Après une rapide course dans son village, notre riche négociant Lala est impatient de regagner sa belle haveli. Il attend depuis plusieurs jours le passage d’une caravane de la route de la soie. Il est fier de se rappeler que depuis quatre générations, sa famille d’origine marwari s’est implantée dans cette région du Shekhawati, et qu’en ce premier quart du 19ème siècle, ses affaires prospèrent plus que jamais.
Aussi, sa demeure doit elle être attractive pour les marchands et être une démonstration de sa réussite. Lala n’a pas hésité à solliciter des artisans réputés pour recouvrir entièrement ses façades avec des fresques en alternant de grands motifs avec des balcons et des loggias en pierre très finement ouvragés.
Comme toute haveli, son agencement interne respecte scrupuleusement les usages sociaux et les impératifs familiaux ainsi que la séparation hommes/femmes.
Bien que la bâtisse soit massive, l’entrée est réduite à une solide porte tant pour la sécurité que pour la discrétion et ouvre sur une première cour bordée de deux salles dans laquelle Lala peut recevoir ses hôtes pour parler affaires et les loger éventuellement.
Pour flatter sa clientèle la plus fortunée, Lala a aménagé un des salles avec une magnificence exceptionnelle : des scènes mythologiques sont surmontées par une frise de Krishna, divinité titulaire chez les Shekhavats, dansant avec ses gupis (ou groupies en terme moderne!) et le bleu caractéristique du visage de Krishna est illuminé par tout l’or des plafonds.
En revanche, les hôtes ne franchiront jamais la magnifique porte de teck de Birmanie, finement ciselée et protégée par Ganesh, gardien du seuil qui donne accès à la deuxième cour.
Ceux sont ses quartiers privés et notre notable a tenu à y réaliser une décoration exquise. Il n’a pas résisté à la coquetterie de se faire peindre en train de peigner sa moustache.
Comme les femmes mariées ne pouvaient sortir de l’haveli, Lala faisait peindre des fresques relatant les événements contemporains.

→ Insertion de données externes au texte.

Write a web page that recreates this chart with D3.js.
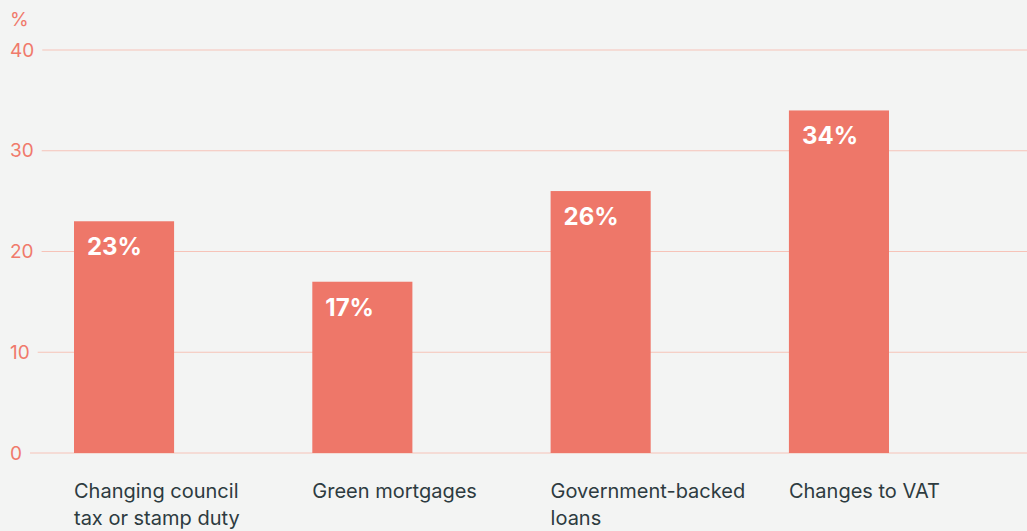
<!DOCTYPE html>
<html>
<head>
<meta charset="utf-8">
<script src="https://cdn.jsdelivr.net/npm/d3@7"></script>
<style>
  html, body { margin: 0; padding: 0; background: #f3f4f3; }
  svg { display: block; font-family: Inter, "Noto Sans", sans-serif; }
</style>
</head>
<body>
<div id="chart"></div>
<script>
// ── Data ─────────────────────────────────────────────────────
const categories = [
  ['Changing council', 'tax or stamp duty'],
  ['Green mortgages'],
  ['Government-backed', 'loans'],
  ['Changes to VAT'],
];
const values = [23, 17, 26, 34];
const yTicks = [0, 10, 20, 30, 40];

// ── Tokens ───────────────────────────────────────────────────
const BAR = '#ee7769';
const GRID = '#f6c3b8';
const TICK_TEXT = '#f07a6b';
const CAT_TEXT = '#2d3b3f';

const width = 1027, height = 531;
const margin = { top: 50, bottom: 78, left: 74, right: 138 };

const svg = d3.select('#chart').append('svg')
  .attr('width', width)
  .attr('height', height);

const y = d3.scaleLinear()
  .domain([0, 40])
  .range([height - margin.bottom, margin.top]);

const x = d3.scaleBand()
  .domain(d3.range(values.length))
  .range([margin.left, width - margin.right])
  .paddingInner(0.58)
  .paddingOuter(0);

// ── Grid + y labels ──────────────────────────────────────────
const tickG = svg.append('g');
yTicks.forEach(t => {
  const label = tickG.append('text')
    .attr('x', 10)
    .attr('y', y(t))
    .attr('dy', '0.35em')
    .attr('fill', TICK_TEXT)
    .attr('font-size', 19)
    .text(t);
  const bb = label.node().getBBox();
  tickG.insert('line', 'text')
    .attr('x1', bb.x + bb.width + 8)
    .attr('x2', width)
    .attr('y1', y(t))
    .attr('y2', y(t))
    .attr('stroke', GRID)
    .attr('stroke-width', 1);
});

svg.append('text')
  .attr('x', 10)
  .attr('y', 26)
  .attr('fill', TICK_TEXT)
  .attr('font-size', 19)
  .text('%');

// ── Bars ─────────────────────────────────────────────────────
svg.append('g').selectAll('rect')
  .data(values)
  .join('rect')
  .attr('x', (d, i) => x(i))
  .attr('y', d => y(d))
  .attr('width', x.bandwidth())
  .attr('height', d => y(0) - y(d))
  .attr('fill', BAR);

svg.append('g').selectAll('text')
  .data(values)
  .join('text')
  .attr('x', (d, i) => x(i) + 13)
  .attr('y', d => y(d) + 34)
  .attr('fill', '#fff')
  .attr('font-size', 24)
  .attr('font-weight', 700)
  .text(d => d + '%');

// ── Category labels ──────────────────────────────────────────
const catG = svg.append('g');
categories.forEach((lines, i) => {
  const t = catG.append('text')
    .attr('x', x(i))
    .attr('y', 498)
    .attr('fill', CAT_TEXT)
    .attr('font-size', 20);
  lines.forEach((ln, j) => {
    t.append('tspan')
      .attr('x', x(i))
      .attr('dy', j === 0 ? 0 : 27)
      .text(ln);
  });
});
</script>
</body>
</html>
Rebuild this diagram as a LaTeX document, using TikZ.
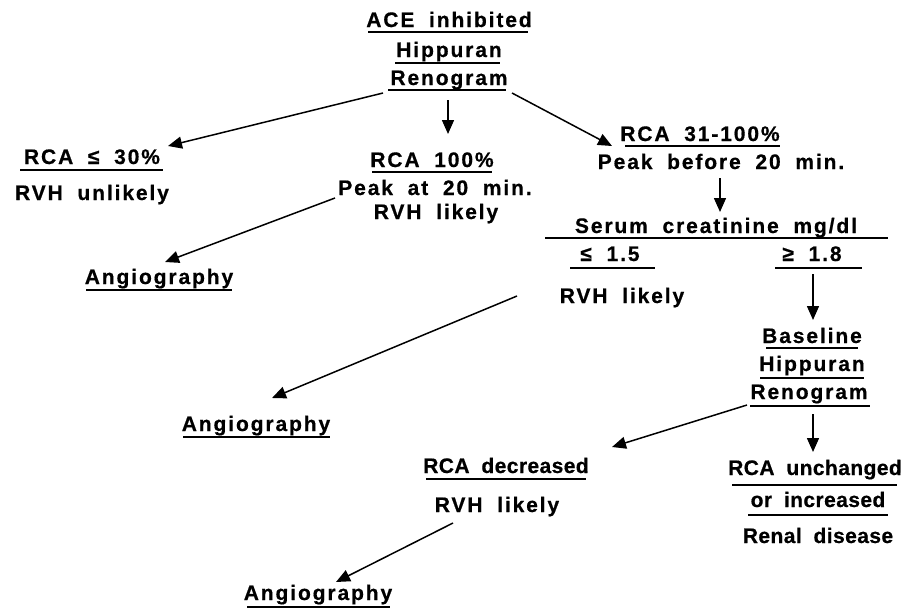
\documentclass[tikz,border=0pt]{standalone}
\usepackage{fontspec}
\setmainfont{Liberation Sans}[LetterSpace=9,WordSpace=1.9,BoldFeatures={FakeBold=0.6}]
\usetikzlibrary{arrows.meta,calc}
\newcommand{\tighttext}[1]{{\addfontfeature{LetterSpace=2}#1}}
\begin{document}
\begin{tikzpicture}[x=1pt,y=-1pt,
  lbl/.style={anchor=base,inner sep=0pt,font=\fontsize{21}{24}\selectfont\bfseries},
  ul/.style={line width=1.5pt},
  arr/.style={line width=1.5pt,-{Triangle[length=14pt,width=12pt]}}]
\useasboundingbox (0,0) rectangle (924,611);
% nodes
\node[lbl] (ace) at (449,27) {ACE inhibited};
\node[lbl] (hip) at (449,57) {Hippuran};
\node[lbl] (ren) at (449,85) {Renogram};
\node[lbl] (r30) at (92,164) {RCA ≤ 30\%};
\node[lbl] (unl) at (92,200) {RVH unlikely};
\node[lbl] (r100) at (432,167) {RCA 100\%};
\node[lbl] (pk20) at (435,195) {Peak at 20 min.};
\node[lbl] (rvh1) at (436,219) {RVH likely};
\node[lbl] (r31) at (700,141) {RCA 31-100\%};
\node[lbl] (pkb) at (721,169) {Peak before 20 min.};
\node[lbl] (ser) at (716,233) {Serum creatinine mg/dl};
\node[lbl] (le) at (610,261) {≤ 1.5};
\node[lbl] (ge) at (812,261) {≥ 1.8};
\node[lbl] (rvh2) at (622,303) {RVH likely};
\node[lbl] (ang1) at (159,284) {Angiography};
\node[lbl] (bas) at (812,343) {Baseline};
\node[lbl] (hip2) at (812,371) {Hippuran};
\node[lbl] (ren2) at (809,399) {Renogram};
\node[lbl] (ang2) at (256,431) {Angiography};
\node[lbl] (dec) at (506,473) {\tighttext{RCA decreased}};
\node[lbl] (unc) at (815,475) {\tighttext{RCA unchanged}};
\node[lbl] (inc) at (818,507) {\tighttext{or increased}};
\node[lbl] (rnd) at (818,543) {\tighttext{Renal disease}};
\node[lbl] (rvh3) at (497,512) {RVH likely};
\node[lbl] (ang3) at (318,600) {Angiography};
% underlines
\draw[ul] (368,32) -- (528,32);
\draw[ul] (395,63) -- (500,63);
\draw[ul] (388,90) -- (506,90);
\draw[ul] (20,170) -- (163,170);
\draw[ul] (372,172) -- (492,172);
\draw[ul] (625,146) -- (780,146);
\draw[ul] (545,238) -- (888,238);
\draw[ul] (570,268) -- (655,268);
\draw[ul] (775,268) -- (862,268);
\draw[ul] (86,290) -- (232,290);
\draw[ul] (766,348) -- (858,348);
\draw[ul] (760,378) -- (864,378);
\draw[ul] (750,406) -- (870,406);
\draw[ul] (183,437) -- (330,437);
\draw[ul] (426,479) -- (586,479);
\draw[ul] (732,485) -- (897,485);
\draw[ul] (748,515) -- (888,515);
\draw[ul] (247,607) -- (390,607);
% connectors
\draw[arr] ($(ren.base)+(-66,8)$) -- ($(r30.base)+(76,-18)$);
\draw[arr] ($(ren.base)+(-1,15)$) -- ($(r100.base)+(16,-33)$);
\draw[arr] ($(ren.base)+(63,8)$) -- ($(r31.base)+(-88,5)$);
\draw[arr] ($(pk20.base)+(-100,3)$) -- ($(ang1.base)+(6,-22)$);
\draw[arr] ($(pkb.base)+(-1,9)$) -- ($(ser.base)+(4,-21)$);
\draw[arr] ($(rvh2.base)+(-105,-7)$) -- ($(ang2.base)+(16,-33)$);
\draw[arr] ($(ge.base)+(1,13)$) -- ($(bas.base)+(1,-23)$);
\draw[arr] ($(ren2.base)+(-62,6)$) -- ($(dec.base)+(106,-26)$);
\draw[arr] ($(ren2.base)+(4,15)$) -- ($(unc.base)+(-2,-23)$);
\draw[arr] ($(rvh3.base)+(-44,11)$) -- ($(ang3.base)+(18,-18)$);
\end{tikzpicture}
\end{document}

Heureusement, qu’un moucharabieh discrètement placé, permettait tout de même aux femmes d’épier les visiteurs.
Dans cette seconde cour, la famille au sens large cohabite: la réserve d’eau dans les poteries et la cuisine sont partagées,
Les enfants jouent sur du sable au centre de la cour, une sorte de basilic sacré y est planté pour tous les protéger.
Chacune des familles peut jouir d’un espace privé fermé .
Lala s’est réservé une des chambres les plus grandes du premier étage, qui donne à la fois sur la cour intérieure et sur le toit. De son toit terrasse,
il peut surveiller si tout se déroule bien dans son caravansérail, attenant à son haveli. Lala ne sait pas encore que les progrès techniques des transports vont supplanter les routes traditionnelles des caravanes chamelières et que le commerce va évoluer avec la présence des Britanniques et la concurrence de la Compagnie des Indes. Mais bon sang ne saurait mentir: les générations suivantes prendront d’assault le business de Bombay et de Calcutta, et fidèles à leur Shekhawati, elles continueront à embellir leur opulente demeure en se singularisant par des fresques étonnantes de la modernité du début du XXème siècle.
Aujourd’hui les havelis ne sont plus habitées que par des gardiens « d’époque »,
Elles sont noyées dans le tissu urbain,
Certaines ont même été transformées en école,
Alors que d’autres font l’objet de restaurations attentives.